**INPUT FOR THIS TASK**.

● ● ● ●

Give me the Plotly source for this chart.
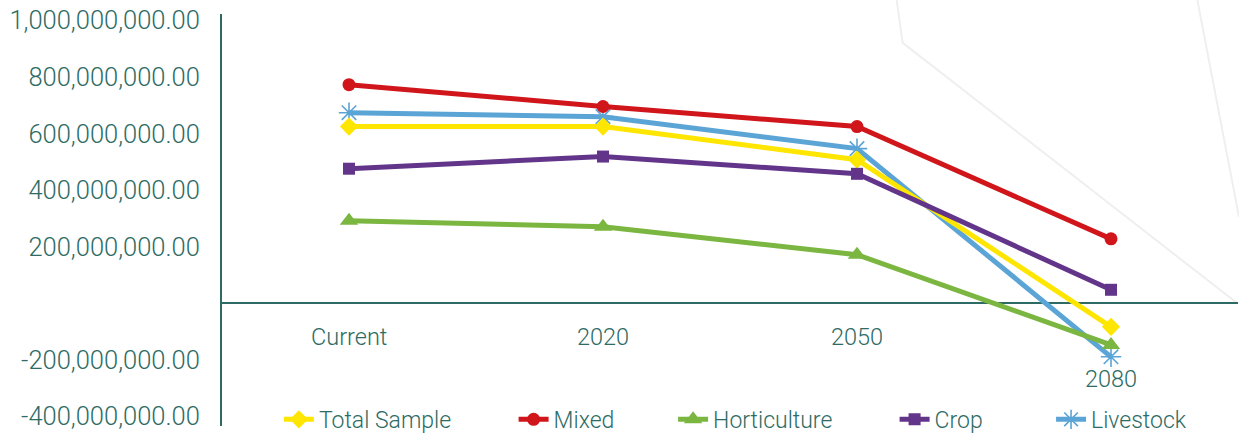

● ● ● ●

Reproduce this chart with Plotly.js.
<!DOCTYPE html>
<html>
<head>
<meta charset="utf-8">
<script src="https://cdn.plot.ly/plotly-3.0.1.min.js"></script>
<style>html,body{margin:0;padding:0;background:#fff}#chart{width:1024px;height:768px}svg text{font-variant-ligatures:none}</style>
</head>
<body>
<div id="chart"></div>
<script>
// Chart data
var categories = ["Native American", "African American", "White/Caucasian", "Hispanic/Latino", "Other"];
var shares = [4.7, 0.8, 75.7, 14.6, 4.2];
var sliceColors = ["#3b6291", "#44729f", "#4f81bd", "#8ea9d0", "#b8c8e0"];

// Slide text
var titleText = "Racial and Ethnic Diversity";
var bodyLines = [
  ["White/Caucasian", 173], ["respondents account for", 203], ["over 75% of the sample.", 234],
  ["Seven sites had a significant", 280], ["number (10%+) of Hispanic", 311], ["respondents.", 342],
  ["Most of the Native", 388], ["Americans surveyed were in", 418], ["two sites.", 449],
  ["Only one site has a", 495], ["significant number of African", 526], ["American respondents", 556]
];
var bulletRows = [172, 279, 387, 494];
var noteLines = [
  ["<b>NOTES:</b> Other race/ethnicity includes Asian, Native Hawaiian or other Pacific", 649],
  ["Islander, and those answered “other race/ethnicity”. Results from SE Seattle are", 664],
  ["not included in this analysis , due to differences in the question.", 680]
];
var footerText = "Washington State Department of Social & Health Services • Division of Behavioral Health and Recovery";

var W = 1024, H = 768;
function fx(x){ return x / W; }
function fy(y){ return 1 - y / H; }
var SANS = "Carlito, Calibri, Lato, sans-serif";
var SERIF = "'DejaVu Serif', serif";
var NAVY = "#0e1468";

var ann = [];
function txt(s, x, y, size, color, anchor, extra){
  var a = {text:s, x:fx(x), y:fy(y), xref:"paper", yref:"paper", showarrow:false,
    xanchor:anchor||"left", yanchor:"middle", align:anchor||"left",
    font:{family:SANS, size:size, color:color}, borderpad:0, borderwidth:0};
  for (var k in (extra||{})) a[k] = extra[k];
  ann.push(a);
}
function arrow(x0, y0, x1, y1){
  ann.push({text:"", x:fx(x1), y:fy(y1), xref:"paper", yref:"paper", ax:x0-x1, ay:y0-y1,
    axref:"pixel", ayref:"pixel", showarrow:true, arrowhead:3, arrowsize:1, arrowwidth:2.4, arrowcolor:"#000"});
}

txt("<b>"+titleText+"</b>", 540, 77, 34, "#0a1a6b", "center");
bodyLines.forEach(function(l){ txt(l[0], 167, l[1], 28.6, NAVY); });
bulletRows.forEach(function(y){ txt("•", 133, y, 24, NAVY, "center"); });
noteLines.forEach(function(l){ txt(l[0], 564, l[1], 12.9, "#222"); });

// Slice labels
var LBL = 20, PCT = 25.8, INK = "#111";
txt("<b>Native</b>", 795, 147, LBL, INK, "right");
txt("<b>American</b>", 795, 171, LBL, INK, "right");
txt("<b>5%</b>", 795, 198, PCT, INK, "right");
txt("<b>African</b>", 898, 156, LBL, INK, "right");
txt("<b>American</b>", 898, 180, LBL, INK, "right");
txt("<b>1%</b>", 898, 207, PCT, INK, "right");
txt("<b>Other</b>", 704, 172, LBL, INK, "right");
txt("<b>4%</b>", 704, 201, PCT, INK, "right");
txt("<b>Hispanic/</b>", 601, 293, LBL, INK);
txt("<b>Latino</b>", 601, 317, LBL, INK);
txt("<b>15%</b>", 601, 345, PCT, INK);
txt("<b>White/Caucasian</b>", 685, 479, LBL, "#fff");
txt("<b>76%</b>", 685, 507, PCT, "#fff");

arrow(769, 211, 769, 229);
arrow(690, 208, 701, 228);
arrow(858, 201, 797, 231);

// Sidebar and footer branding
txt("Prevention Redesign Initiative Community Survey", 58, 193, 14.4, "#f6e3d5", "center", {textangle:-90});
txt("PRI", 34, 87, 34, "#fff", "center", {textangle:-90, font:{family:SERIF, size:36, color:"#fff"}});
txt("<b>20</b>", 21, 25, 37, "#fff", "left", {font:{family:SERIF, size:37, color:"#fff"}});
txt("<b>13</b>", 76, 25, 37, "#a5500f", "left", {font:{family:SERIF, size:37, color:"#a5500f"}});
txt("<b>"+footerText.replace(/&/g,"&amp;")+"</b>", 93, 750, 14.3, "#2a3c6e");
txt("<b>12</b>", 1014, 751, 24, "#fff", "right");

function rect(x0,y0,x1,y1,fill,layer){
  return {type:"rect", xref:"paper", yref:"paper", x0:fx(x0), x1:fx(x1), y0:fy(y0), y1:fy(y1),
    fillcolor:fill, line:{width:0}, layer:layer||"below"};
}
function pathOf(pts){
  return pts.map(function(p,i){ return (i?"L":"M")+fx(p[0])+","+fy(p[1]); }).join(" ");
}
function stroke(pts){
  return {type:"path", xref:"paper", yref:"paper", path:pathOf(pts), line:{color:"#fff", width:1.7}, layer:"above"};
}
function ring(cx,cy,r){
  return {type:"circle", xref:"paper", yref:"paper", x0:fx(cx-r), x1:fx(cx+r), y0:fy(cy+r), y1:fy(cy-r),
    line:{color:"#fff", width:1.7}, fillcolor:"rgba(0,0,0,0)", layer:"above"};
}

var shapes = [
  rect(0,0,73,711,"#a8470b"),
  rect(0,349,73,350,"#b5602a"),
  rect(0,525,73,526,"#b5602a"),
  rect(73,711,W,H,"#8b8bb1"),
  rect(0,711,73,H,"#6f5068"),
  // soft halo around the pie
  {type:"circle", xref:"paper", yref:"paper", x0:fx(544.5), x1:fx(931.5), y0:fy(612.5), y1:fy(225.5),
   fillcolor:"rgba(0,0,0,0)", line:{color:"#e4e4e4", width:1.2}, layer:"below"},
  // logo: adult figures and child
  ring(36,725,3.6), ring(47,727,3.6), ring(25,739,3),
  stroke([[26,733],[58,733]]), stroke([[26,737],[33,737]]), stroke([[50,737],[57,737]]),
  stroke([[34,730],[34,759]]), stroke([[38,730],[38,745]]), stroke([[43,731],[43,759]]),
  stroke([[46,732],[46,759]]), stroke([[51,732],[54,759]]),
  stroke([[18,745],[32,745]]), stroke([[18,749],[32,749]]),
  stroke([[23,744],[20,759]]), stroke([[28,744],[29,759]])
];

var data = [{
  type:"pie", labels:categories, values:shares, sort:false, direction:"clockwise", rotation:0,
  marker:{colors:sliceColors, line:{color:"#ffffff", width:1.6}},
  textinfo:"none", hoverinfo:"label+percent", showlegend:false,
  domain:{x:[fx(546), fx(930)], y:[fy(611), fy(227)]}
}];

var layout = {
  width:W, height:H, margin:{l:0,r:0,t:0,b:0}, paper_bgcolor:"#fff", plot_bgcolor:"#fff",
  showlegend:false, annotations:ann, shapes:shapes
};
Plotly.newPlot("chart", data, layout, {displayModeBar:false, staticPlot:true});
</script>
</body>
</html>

● ● ● ●

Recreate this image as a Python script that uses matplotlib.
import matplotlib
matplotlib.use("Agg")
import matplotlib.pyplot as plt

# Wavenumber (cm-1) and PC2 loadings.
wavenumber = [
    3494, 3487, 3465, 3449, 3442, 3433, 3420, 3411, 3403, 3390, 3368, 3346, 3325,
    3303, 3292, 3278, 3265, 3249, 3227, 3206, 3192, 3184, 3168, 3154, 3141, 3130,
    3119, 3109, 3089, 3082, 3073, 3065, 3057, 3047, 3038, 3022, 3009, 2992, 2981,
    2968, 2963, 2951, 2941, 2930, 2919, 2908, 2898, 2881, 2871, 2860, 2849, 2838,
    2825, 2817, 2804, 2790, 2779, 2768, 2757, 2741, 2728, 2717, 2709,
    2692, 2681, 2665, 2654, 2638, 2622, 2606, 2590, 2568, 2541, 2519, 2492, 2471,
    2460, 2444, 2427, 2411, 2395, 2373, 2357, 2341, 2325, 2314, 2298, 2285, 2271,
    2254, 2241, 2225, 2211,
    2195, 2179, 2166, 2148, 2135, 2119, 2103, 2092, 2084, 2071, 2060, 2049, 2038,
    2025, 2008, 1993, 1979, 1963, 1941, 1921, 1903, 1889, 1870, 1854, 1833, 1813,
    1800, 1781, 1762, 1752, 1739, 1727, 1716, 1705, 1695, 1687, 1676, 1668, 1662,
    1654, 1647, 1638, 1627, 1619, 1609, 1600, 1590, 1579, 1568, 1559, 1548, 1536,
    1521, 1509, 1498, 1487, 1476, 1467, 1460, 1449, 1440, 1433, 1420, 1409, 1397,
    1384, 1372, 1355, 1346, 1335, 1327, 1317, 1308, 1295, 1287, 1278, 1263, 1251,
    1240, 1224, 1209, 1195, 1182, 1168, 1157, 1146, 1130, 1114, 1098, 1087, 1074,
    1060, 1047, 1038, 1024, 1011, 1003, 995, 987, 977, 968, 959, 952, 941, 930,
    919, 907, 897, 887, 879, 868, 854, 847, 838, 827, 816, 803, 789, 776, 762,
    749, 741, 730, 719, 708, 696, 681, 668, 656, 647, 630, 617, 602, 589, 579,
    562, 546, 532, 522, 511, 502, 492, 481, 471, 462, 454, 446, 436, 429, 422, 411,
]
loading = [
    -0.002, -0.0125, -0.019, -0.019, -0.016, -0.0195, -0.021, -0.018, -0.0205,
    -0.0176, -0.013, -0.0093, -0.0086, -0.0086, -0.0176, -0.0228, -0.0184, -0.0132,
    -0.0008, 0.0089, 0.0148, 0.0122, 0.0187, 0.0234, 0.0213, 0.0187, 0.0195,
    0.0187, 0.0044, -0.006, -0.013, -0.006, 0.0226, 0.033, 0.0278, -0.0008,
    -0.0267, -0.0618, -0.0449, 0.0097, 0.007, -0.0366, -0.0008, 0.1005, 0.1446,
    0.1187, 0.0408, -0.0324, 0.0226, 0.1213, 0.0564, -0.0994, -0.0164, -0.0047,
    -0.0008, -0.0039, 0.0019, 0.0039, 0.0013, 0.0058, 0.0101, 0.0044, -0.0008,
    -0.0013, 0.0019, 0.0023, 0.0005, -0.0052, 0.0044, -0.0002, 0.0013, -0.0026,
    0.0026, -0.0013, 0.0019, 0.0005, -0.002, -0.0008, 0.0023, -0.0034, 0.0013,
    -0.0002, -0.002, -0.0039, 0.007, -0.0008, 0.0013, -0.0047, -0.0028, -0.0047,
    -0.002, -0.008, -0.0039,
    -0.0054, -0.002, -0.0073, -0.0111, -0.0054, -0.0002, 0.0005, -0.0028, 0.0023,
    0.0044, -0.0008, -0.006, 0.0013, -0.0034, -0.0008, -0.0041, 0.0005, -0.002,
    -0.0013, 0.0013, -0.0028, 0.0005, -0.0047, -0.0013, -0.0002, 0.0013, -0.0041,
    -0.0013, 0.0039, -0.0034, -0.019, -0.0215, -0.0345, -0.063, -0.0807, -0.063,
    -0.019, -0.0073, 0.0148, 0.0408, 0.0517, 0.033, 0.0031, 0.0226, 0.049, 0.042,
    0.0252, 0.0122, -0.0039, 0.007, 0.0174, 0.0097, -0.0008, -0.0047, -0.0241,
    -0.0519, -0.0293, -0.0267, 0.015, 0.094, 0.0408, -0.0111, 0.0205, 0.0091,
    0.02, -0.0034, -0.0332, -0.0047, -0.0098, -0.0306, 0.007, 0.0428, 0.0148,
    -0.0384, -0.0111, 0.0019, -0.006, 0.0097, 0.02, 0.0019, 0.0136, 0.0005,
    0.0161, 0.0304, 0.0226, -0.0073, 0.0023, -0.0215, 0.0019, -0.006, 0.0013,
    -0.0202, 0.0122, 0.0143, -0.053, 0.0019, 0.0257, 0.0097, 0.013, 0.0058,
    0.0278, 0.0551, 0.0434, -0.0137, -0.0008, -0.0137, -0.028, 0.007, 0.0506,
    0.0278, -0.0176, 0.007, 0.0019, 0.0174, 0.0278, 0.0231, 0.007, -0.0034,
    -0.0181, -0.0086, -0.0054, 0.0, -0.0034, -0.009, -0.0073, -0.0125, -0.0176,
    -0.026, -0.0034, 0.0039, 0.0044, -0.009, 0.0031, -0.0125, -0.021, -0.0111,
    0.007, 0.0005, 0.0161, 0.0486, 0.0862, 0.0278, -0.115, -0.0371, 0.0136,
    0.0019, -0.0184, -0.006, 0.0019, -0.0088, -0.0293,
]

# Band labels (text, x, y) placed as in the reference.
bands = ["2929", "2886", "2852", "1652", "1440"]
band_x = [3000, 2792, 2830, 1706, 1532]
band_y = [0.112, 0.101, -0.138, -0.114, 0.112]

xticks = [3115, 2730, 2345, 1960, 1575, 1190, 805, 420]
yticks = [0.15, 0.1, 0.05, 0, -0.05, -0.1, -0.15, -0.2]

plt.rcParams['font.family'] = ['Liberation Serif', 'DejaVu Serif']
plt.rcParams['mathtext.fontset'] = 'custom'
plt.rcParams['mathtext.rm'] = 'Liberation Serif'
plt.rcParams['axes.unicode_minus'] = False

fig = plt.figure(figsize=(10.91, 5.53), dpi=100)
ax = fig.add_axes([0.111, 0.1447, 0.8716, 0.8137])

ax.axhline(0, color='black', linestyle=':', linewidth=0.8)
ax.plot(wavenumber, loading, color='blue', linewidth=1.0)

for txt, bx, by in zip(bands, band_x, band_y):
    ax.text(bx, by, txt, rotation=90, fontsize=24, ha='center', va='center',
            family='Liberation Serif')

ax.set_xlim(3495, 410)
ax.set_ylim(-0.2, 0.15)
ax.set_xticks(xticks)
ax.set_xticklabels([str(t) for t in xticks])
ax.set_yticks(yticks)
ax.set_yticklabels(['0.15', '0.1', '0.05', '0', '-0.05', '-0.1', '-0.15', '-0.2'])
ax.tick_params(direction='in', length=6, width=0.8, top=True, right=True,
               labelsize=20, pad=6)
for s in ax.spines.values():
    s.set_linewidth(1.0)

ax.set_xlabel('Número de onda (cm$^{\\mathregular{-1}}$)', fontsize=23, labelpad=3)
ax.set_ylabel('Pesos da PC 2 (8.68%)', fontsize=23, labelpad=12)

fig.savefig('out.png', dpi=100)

● ● ● ●

**SHORT EXERCISE**. Each line from the line containing "Recreate this image" through the line containing "import matplotlib.pyplot as plt" is to be transcribed exactly, and no other line.

**SOLUTION TO THIS TASK**.
Recreate this image as a Python script that uses matplotlib.
import matplotlib
matplotlib.use("Agg")
import matplotlib.pyplot as plt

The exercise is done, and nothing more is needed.